To me, the most persuasive approach in regards to faith and reason begins with the fact that ancient humanity could perceive God through the created order (Rom 1:20). There is a natural reason, which Vatican 1 refers to, which comes to man through the ordinary aspects of life. This natural reason manifests itself as a cumulative collection of experiences and observations, as Newman observes. Without direct communication from God that his covenant people benefited from, God was perceived to these ancient peoples by his eternal power and divine nature in the creation around them. This method of discovery still exists today and is the most basic, foundational way in which we can begin to reason about God: the creation that surrounds us is evidence of his existence.
It’s no surprise to me that in all of our pursuit of the rational ordering of the world and the entire creation, and with our ever-increasing understanding of it, humans still cannot reasonably comprehend, explain, or order how the world came into being, much less even that it did so without a creator. If the pursuit of truth, as Polkinghorne says, seeks to attain the best explanation of complex phenomena to afford the basis for a rational commitment, there seems to be an undeserved amount of animus for the Christian explanation of the world.
Polkinghorne notes the apparent lack of consideration in the world that has been given to Christian belief as potentially reasonable, which he says is derived from the simple “knowing” that there can be no truth in faith since it defies everyday secular expectation. Pope Francis also references a more contemporary example of a similar observation in the modern obsession with technological truth. One of the costs of our tremendous progress in science and technology is the expectation that truth takes the form of knowable certainty, and is evidenced by the collective agreement on said truth. This ultimately puts theology at odds with culture, since theology studies and seeks a universal truth that comes from beyond man.

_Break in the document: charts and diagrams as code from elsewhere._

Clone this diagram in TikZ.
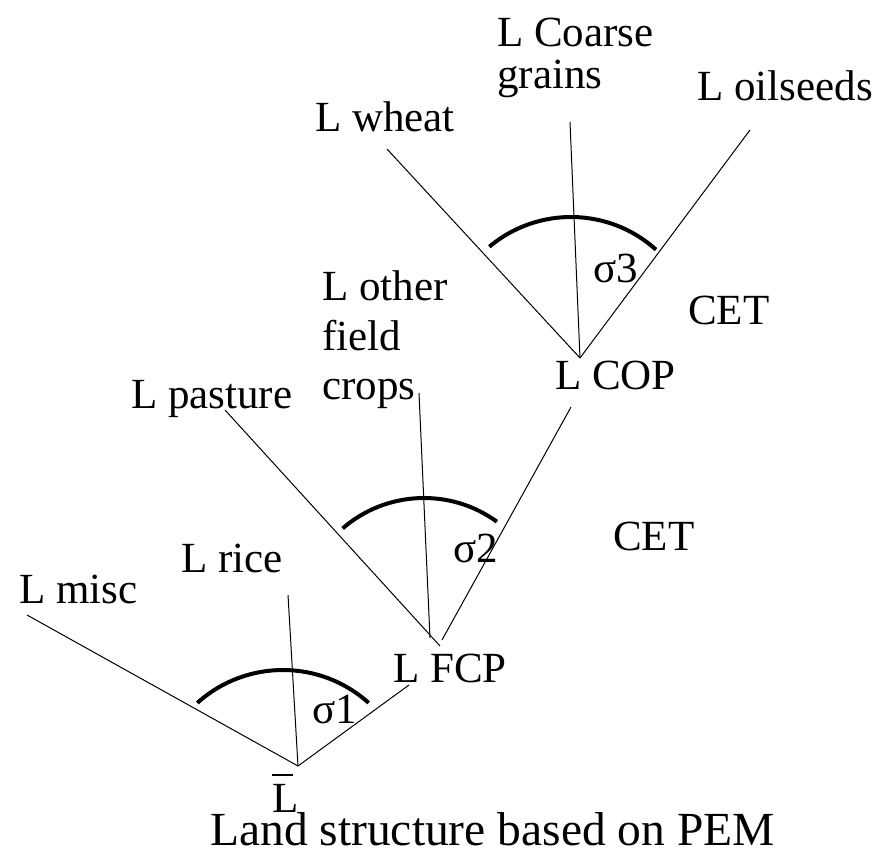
\documentclass[tikz,border=0pt]{standalone}
\usepackage{fontspec}
\setmainfont{Liberation Serif}
\begin{document}
\begin{tikzpicture}[x=1pt,y=1pt,
  lbl/.style={anchor=base west,inner sep=0pt,font=\fontsize{43}{50}\selectfont},
  caplbl/.style={anchor=base west,inner sep=0pt,font=\fontsize{47.5}{55}\selectfont},
  thin/.style={line width=1pt,black},
  sigarc/.style={line width=4pt,black}]
\useasboundingbox (0,0) rectangle (876,-848);
% vertices and line ends
\coordinate (V1) at (298,-766);
\coordinate (miscE) at (27,-615);
\coordinate (riceE) at (288,-595);
\coordinate (fcpE) at (409,-685);
\coordinate (V2a) at (440,-646);
\coordinate (V2b) at (430,-638);
\coordinate (V2c) at (442,-640);
\coordinate (pastE) at (225,-410);
\coordinate (othE) at (419,-393);
\coordinate (copE) at (571,-407);
\coordinate (V3) at (580,-358);
\coordinate (wheatE) at (387,-149);
\coordinate (coarseE) at (570,-122);
\coordinate (oilE) at (750,-130);
% arc centres
\coordinate (C1) at (283,-798);
\coordinate (C2) at (424,-622);
\coordinate (C3) at (571,-344);
% labels
\node[lbl] (misc) at (19,-603) {L misc};
\node[lbl] (rice) at (181,-572) {L rice};
\node[lbl] (s1) at (312,-723) {σ1};
\node[lbl] (fcp) at (393,-682) {L FCP};
\node[lbl] (s2) at (453,-562) {σ2};
\node[lbl] (cet1) at (613,-550) {CET};
\node[lbl] (past) at (131,-408) {L pasture};
\node[lbl] (oth1) at (322,-300) {L other};
\node[lbl] (oth2) at (322,-350) {field};
\node[lbl] (oth3) at (322,-399) {crops};
\node[lbl] (cop) at (555,-389) {L COP};
\node[lbl] (cet2) at (688,-324) {CET};
\node[lbl] (s3) at (593,-282) {σ3};
\node[lbl] (wheat) at (315,-132) {L wheat};
\node[lbl] (coar1) at (497,-47) {L Coarse};
\node[lbl] (coar2) at (497,-89) {grains};
\node[lbl] (oil) at (697,-101) {L oilseeds};
\node[lbl] (lbar) at (272,-812) {\rlap{\rule[36pt]{21pt}{2pt}}L};
\node[caplbl] (cap) at (210,-845) {Land structure based on PEM};
% lines
\draw[thin] (miscE) -- (V1);
\draw[thin] (riceE) -- (V1);
\draw[thin] (fcpE) -- (V1);
\draw[thin] (pastE) -- (V2a);
\draw[thin] (othE) -- (V2b);
\draw[thin] (copE) -- (V2c);
\draw[thin] (wheatE) -- (V3);
\draw[thin] (coarseE) -- (V3);
\draw[thin] (oilE) -- (V3);
% arcs
\draw[sigarc] (C1) ++(48:128) arc[start angle=48,end angle=132,radius=128];
\draw[sigarc] (C2) ++(54:124) arc[start angle=54,end angle=131,radius=124];
\draw[sigarc] (C3) ++(48:127) arc[start angle=48,end angle=130,radius=127];
\end{tikzpicture}
\end{document}
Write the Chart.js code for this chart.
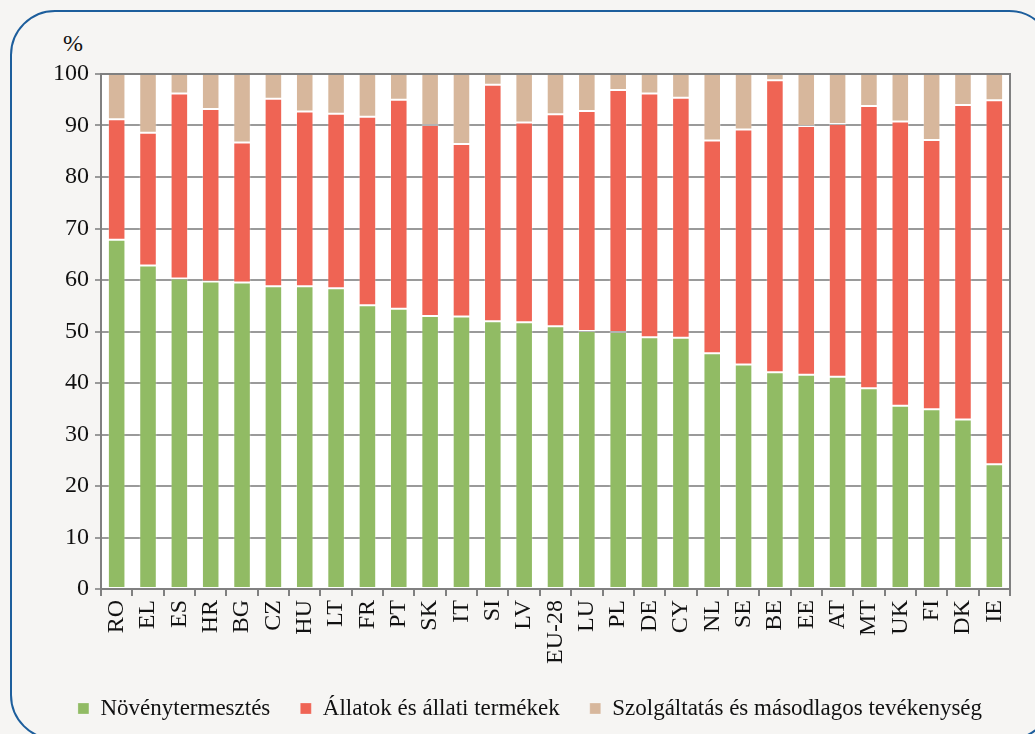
<!DOCTYPE html>
<html>
<head>
<meta charset="utf-8">
<script src="https://cdn.jsdelivr.net/npm/chart.js@4"></script>
<style>
  html, body { margin: 0; padding: 0; background: #f6f5f3; overflow: hidden; }
  .wrap { position: relative; width: 1035px; height: 734px; }
  .frame { position: absolute; left: 10px; top: 10px; width: 1040px; height: 726px;
           border: 2px solid #1d5e9c; border-radius: 45px; }
  .unit { position: absolute; left: 63px; top: 30px; font: 24px "Liberation Serif", serif; color: #111; }
  canvas { position: absolute; left: 0; top: 0; }
</style>
</head>
<body>
<div class="wrap">
  <div class="frame"></div>
  <div class="unit">%</div>
  <canvas id="chart" width="1035" height="734"></canvas>
</div>
<script>
// ---------- Data (%) ----------
const countries = ['RO', 'EL', 'ES', 'HR', 'BG', 'CZ', 'HU', 'LT', 'FR', 'PT', 'SK', 'IT', 'SI', 'LV', 'EU-28',
  'LU', 'PL', 'DE', 'CY', 'NL', 'SE', 'BE', 'EE', 'AT', 'MT', 'UK', 'FI', 'DK', 'IE'];
const crops    = [67.8, 62.8, 60.3, 59.7, 59.5, 58.8, 58.8, 58.4, 55.1, 54.4, 53.0, 52.9, 52.0, 51.8, 51.0,
  50.1, 49.9, 48.9, 48.8, 45.8, 43.6, 42.1, 41.6, 41.2, 39.0, 35.6, 34.9, 32.9, 24.2];
const animals  = [23.4, 25.8, 35.9, 33.5, 27.2, 36.4, 33.9, 33.9, 36.6, 40.6, 37.1, 33.5, 45.9, 38.8, 41.2,
  42.7, 47.0, 47.3, 46.6, 41.3, 45.6, 56.7, 48.3, 49.1, 54.8, 55.2, 52.3, 61.1, 70.7];
const services = [8.8, 11.4, 3.8, 6.8, 13.3, 4.8, 7.3, 7.7, 8.3, 5.0, 9.9, 13.6, 2.1, 9.4, 7.8,
  7.2, 3.1, 3.8, 4.6, 12.9, 10.8, 1.2, 10.1, 9.7, 6.2, 9.2, 12.8, 6.0, 5.1];
const yTicks = [0, 10, 20, 30, 40, 50, 60, 70, 80, 90, 100];

const FONT = '"Liberation Serif", "DejaVu Serif", serif';
Chart.defaults.font.family = FONT;
Chart.defaults.font.size = 24;
Chart.defaults.color = '#111';

// fehér rajzterület + szürke keret
const plotFrame = {
  id: 'plotFrame',
  beforeDraw(c) {
    const a = c.chartArea, ctx = c.ctx;
    ctx.save();
    ctx.fillStyle = '#ffffff';
    ctx.fillRect(a.left, a.top, a.right - a.left, a.bottom - a.top);
    ctx.restore();
  },
  afterDatasetsDraw(c) {
    const a = c.chartArea, ctx = c.ctx;
    ctx.save();
    ctx.strokeStyle = '#808080';
    ctx.lineWidth = 2;
    ctx.strokeRect(a.left, a.top, a.right - a.left, a.bottom - a.top);
    ctx.restore();
  }
};

const ds = (label, data, color) => ({
  label, data, backgroundColor: color,
  borderColor: 'rgba(255,255,255,0.25)', borderWidth: 1, borderSkipped: false,
  barPercentage: 0.56, categoryPercentage: 1
});

new Chart(document.getElementById('chart'), {
  type: 'bar',
  data: {
    labels: countries,
    datasets: [
      ds('Növénytermesztés', crops, '#91bb64'),
      ds('Állatok és állati termékek', animals, '#ef6454'),
      ds('Szolgáltatás és másodlagos tevékenység', services, '#d7b79c'),
    ],
  },
  options: {
    responsive: false,
    animation: false,
    // bal oldali padding + jobb oldali üres tengely: így a jelmagyarázat középre kerül
    layout: { padding: { left: 25, right: 0, top: 74, bottom: 4 } },
    plugins: {
      legend: {
        position: 'bottom',
        labels: { font: { family: FONT, size: 23 }, color: '#111', boxWidth: 11, boxHeight: 11, padding: 30 },
      },
      tooltip: { enabled: false },
    },
    scales: {
      x: {
        stacked: true,
        grid: { drawOnChartArea: false, drawTicks: true, tickLength: 7, color: '#808080', lineWidth: 2 },
        border: { color: '#808080', width: 2 },
        ticks: { font: { family: FONT, size: 24 }, color: '#111', minRotation: 90, maxRotation: 90, padding: 4, autoSkip: false },
        afterFit(s) { s.height = 78; },
      },
      y: {
        stacked: true,
        min: 0, max: 100,
        afterBuildTicks(s) { s.ticks = yTicks.map(v => ({ value: v })); },
        grid: { color: '#9a9a9a', lineWidth: 2, tickLength: 6 },
        border: { color: '#808080', width: 2 },
        ticks: { font: { family: FONT, size: 24 }, color: '#111', padding: 6 },
        afterFit(s) { s.width = 76; },
      },
      spacer: {
        position: 'right',
        grid: { display: false },
        border: { display: false },
        ticks: { display: false },
        afterFit(s) { s.width = 25; },
      },
    },
  },
  plugins: [plotFrame],
});
</script>
</body>
</html>
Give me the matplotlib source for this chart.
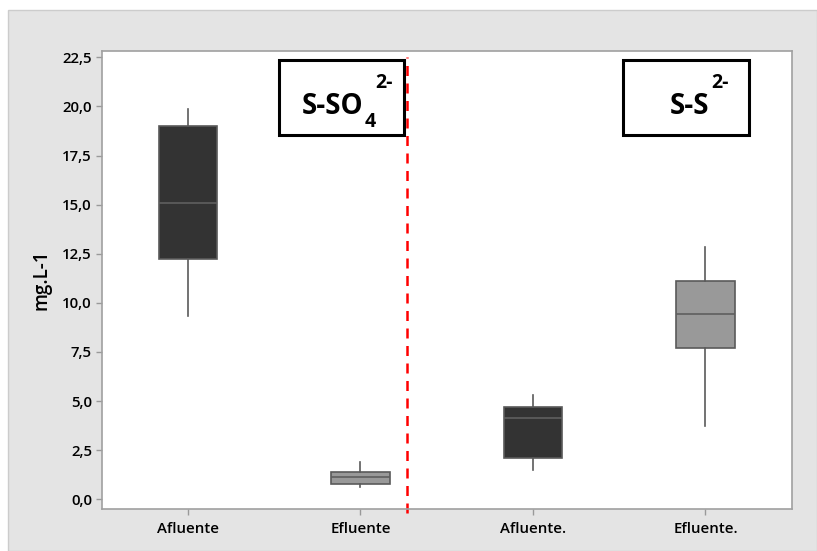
import matplotlib
matplotlib.use("Agg")
import matplotlib.pyplot as plt
from matplotlib.patches import Rectangle
from matplotlib.ticker import FuncFormatter

# box plot summary values (mg.L-1)
groups = ['Afluente', 'Efluente', 'Afluente.', 'Efluente.']
whislo = [9.35, 0.63, 1.48, 3.75]
q1 = [12.22, 0.80, 2.09, 7.69]
med = [15.07, 1.15, 4.16, 9.45]
q3 = [18.99, 1.37, 4.72, 11.12]
whishi = [19.87, 1.90, 5.33, 12.83]
fills = ['#333333', '#999999', '#333333', '#999999']
yticks = [0, 2.5, 5, 7.5, 10, 12.5, 15, 17.5, 20, 22.5]

plt.rcParams['font.family'] = ['Open Sans', 'DejaVu Sans']

W, H = 817, 551
fig = plt.figure(figsize=(W / 100, H / 100), dpi=100)
fig.patch.set_facecolor('white')

# grey Minitab-style backdrop
fig.patches.append(Rectangle((8 / W, 0), 1 - 8 / W, 1 - 10 / H, transform=fig.transFigure,
                             facecolor='#e4e4e4', edgecolor='#cccccc', linewidth=1, zorder=-10))

ax = fig.add_axes([101.7 / W, 1 - 509.3 / H, 690 / W, 458.6 / H])
ax.set_facecolor('white')

stats = []
for i, g in enumerate(groups):
    stats.append({'label': g, 'whislo': whislo[i], 'q1': q1[i], 'med': med[i],
                  'q3': q3[i], 'whishi': whishi[i], 'fliers': []})

bp = ax.bxp(stats, positions=[1, 2, 3, 4], widths=0.34, patch_artist=True, showcaps=False,
            whiskerprops=dict(color='#5a5a5a', linewidth=1.2),
            medianprops=dict(color='#5f5f5f', linewidth=1.2),
            boxprops=dict(edgecolor='#5a5a5a', linewidth=1.2))
for patch, c in zip(bp['boxes'], fills):
    patch.set_facecolor(c)

ax.set_xlim(0.5, 4.5)
ax.set_ylim(-0.51, 22.84)
ax.set_yticks(yticks)
ax.yaxis.set_major_formatter(FuncFormatter(lambda v, p: f'{v:.1f}'.replace('.', ',')))
ax.set_xticks([1, 2, 3, 4])
ax.set_xticklabels(groups)
for lab in ax.get_xticklabels() + ax.get_yticklabels():
    lab.set_fontsize(10.8)
    lab.set_fontweight('semibold')
ax.tick_params(direction='out', length=4, width=1, color='#999999', pad=3)
ax.tick_params(axis='x', pad=5)
for s in ax.spines.values():
    s.set_color('#a0a0a0')
    s.set_linewidth(1.2)

ax.set_ylabel('mg.L-1', fontsize=13.5, fontweight='semibold', labelpad=8)

# red dashed divider
ax.axvline(2.268, ymin=-0.008, ymax=0.986, color='#ff0000', linestyle=(0, (4, 3)),
           linewidth=1.8, clip_on=False)

# labelled boxes
def px(x, y):
    return x / W, 1 - y / H

for x0, x1 in [(279.3, 404.3), (623.3, 748.7)]:
    fx, fy = px(x0, 134.7)
    fig.patches.append(Rectangle((fx, fy), (x1 - x0) / W, (134.7 - 60.3) / H,
                                 transform=fig.transFigure, facecolor='white',
                                 edgecolor='black', linewidth=2.2, zorder=5))

tk = dict(fontweight='bold', color='black', zorder=6)
fig.text(*px(302, 113.5), 'S-SO', fontsize=20, ha='left', va='baseline', **tk)
fig.text(*px(364.5, 127), '4', fontsize=14, ha='left', va='baseline', **tk)
fig.text(*px(375.5, 87.5), '2-', fontsize=14, ha='left', va='baseline', **tk)
fig.text(*px(670, 113.5), 'S-S', fontsize=20, ha='left', va='baseline', **tk)
fig.text(*px(711, 87.5), '2-', fontsize=14, ha='left', va='baseline', **tk)

fig.savefig('out.png', dpi=100)
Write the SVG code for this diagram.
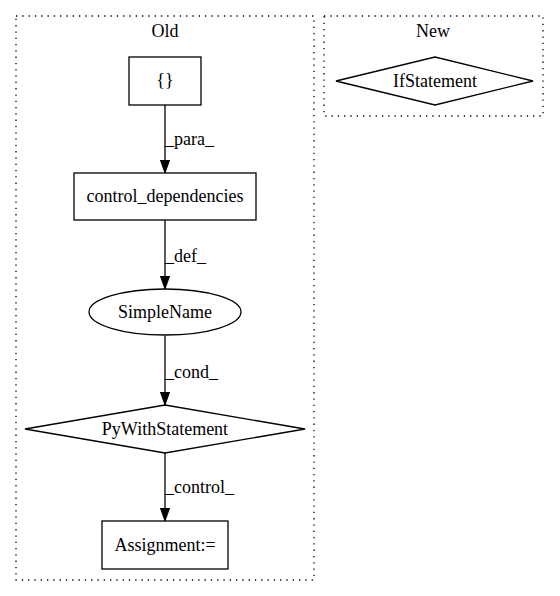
<svg xmlns="http://www.w3.org/2000/svg" width="560" height="596" viewBox="0 0 560 596" font-family="'Liberation Serif','Times New Roman',serif">
<style>
text{font-family:"Liberation Serif","DejaVu Serif",serif;font-size:18px;fill:#000}
.c{text-anchor:middle}
.cl{fill:none;stroke:#000;stroke-dasharray:1.3,5;stroke-width:1.3}
.n{fill:#fff;stroke:#000;stroke-width:1.3}
.e{fill:none;stroke:#000;stroke-width:1.3}
</style>
<defs>
<marker id="ah" markerWidth="14" markerHeight="10" refX="13" refY="5" orient="auto" markerUnits="userSpaceOnUse">
<path d="M0,0.4 L13,5 L0,9.6 Z" fill="#000" stroke="#000" stroke-width="1"/>
</marker>
</defs>
<rect width="560" height="596" fill="#fff"/>
<g id="cluster_old">
<rect class="cl" x="16" y="16" width="298" height="564"/>
<text class="c" x="165" y="37">Old</text>
</g>
<g id="cluster_new">
<rect class="cl" x="324" y="16" width="219" height="100"/>
<text class="c" x="433" y="37">New</text>
</g>
<g id="edges">
<path class="e" d="M165,105 V173" marker-end="url(#ah)"/>
<text x="165" y="145">_para_</text>
<path class="e" d="M165,220 V289" marker-end="url(#ah)"/>
<text x="165" y="262">_def_</text>
<path class="e" d="M165,336 V405" marker-end="url(#ah)"/>
<text x="165" y="378">_cond_</text>
<path class="e" d="M165,453 V521" marker-end="url(#ah)"/>
<text x="165" y="493">_control_</text>
</g>
<g id="node_braces">
<rect class="n" x="129" y="57" width="72" height="48"/>
<text class="c" x="165" y="86">{}</text>
</g>
<g id="node_control_dependencies">
<rect class="n" x="74" y="173" width="182" height="47"/>
<text class="c" x="165" y="202">control_dependencies</text>
</g>
<g id="node_SimpleName">
<ellipse class="n" cx="165" cy="312" rx="76" ry="23"/>
<text class="c" x="165" y="318">SimpleName</text>
</g>
<g id="node_PyWithStatement">
<polygon class="n" points="165,405 305,429 165,453 25,429"/>
<text class="c" x="165" y="435">PyWithStatement</text>
</g>
<g id="node_Assignment">
<rect class="n" x="102" y="521" width="126" height="48"/>
<text class="c" x="165" y="551">Assignment:=</text>
</g>
<g id="node_IfStatement">
<polygon class="n" points="435,57 533,81 435,105 336,81"/>
<text class="c" x="435" y="87">IfStatement</text>
</g>
</svg>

However, if we can naturally recognize our world as the work of a creator God from the natural evidence around us and lack of more reasonable explanation, we can reasonably know that He is more powerful than his creation and is the author of all things. Having created all things including humanity and its faculties, including reason and logic, it follows that faith cannot be in opposition to reason as both are from God.
In the course of rectifying this natural reason with the rational evidence we can find in the world around us, we do encounter tension where these two forces seem to be opposed. Humanity has proven itself quite susceptible to misunderstandings, both in issues of faith and reason. Vatican 1’s opinion is that perceived tensions between faith and reason are the result of these misunderstandings of human nature, whether the error is in the interpretation of the church’s dogma or man’s discovered truths.
By structuring the interaction when faith and reason find tension as a place where both can be examined, we give theologians proper latitude in navigating the mysteries we seek to understand but cannot prove, and can ultimately help to clarify church teaching or correct bad rationality. To that end, we should welcome reasonable inquiry and exploration of faith while still recognizing the limits that prevent faith from being probed and tested in the same ways as empirically driven subjects.
If theologians are to treat biblical text as faithful, we work from the knowledge that man was intentionally made, considered to be very good, and so we can deduce that his ability to reason is from God. The natural order of creation is our first and most primitive evidence of the reasonableness of faith. Pursuing faith through rational inquiry stands to benefit the faithful and also those who are seeking a deeper understanding worth a rational commitment.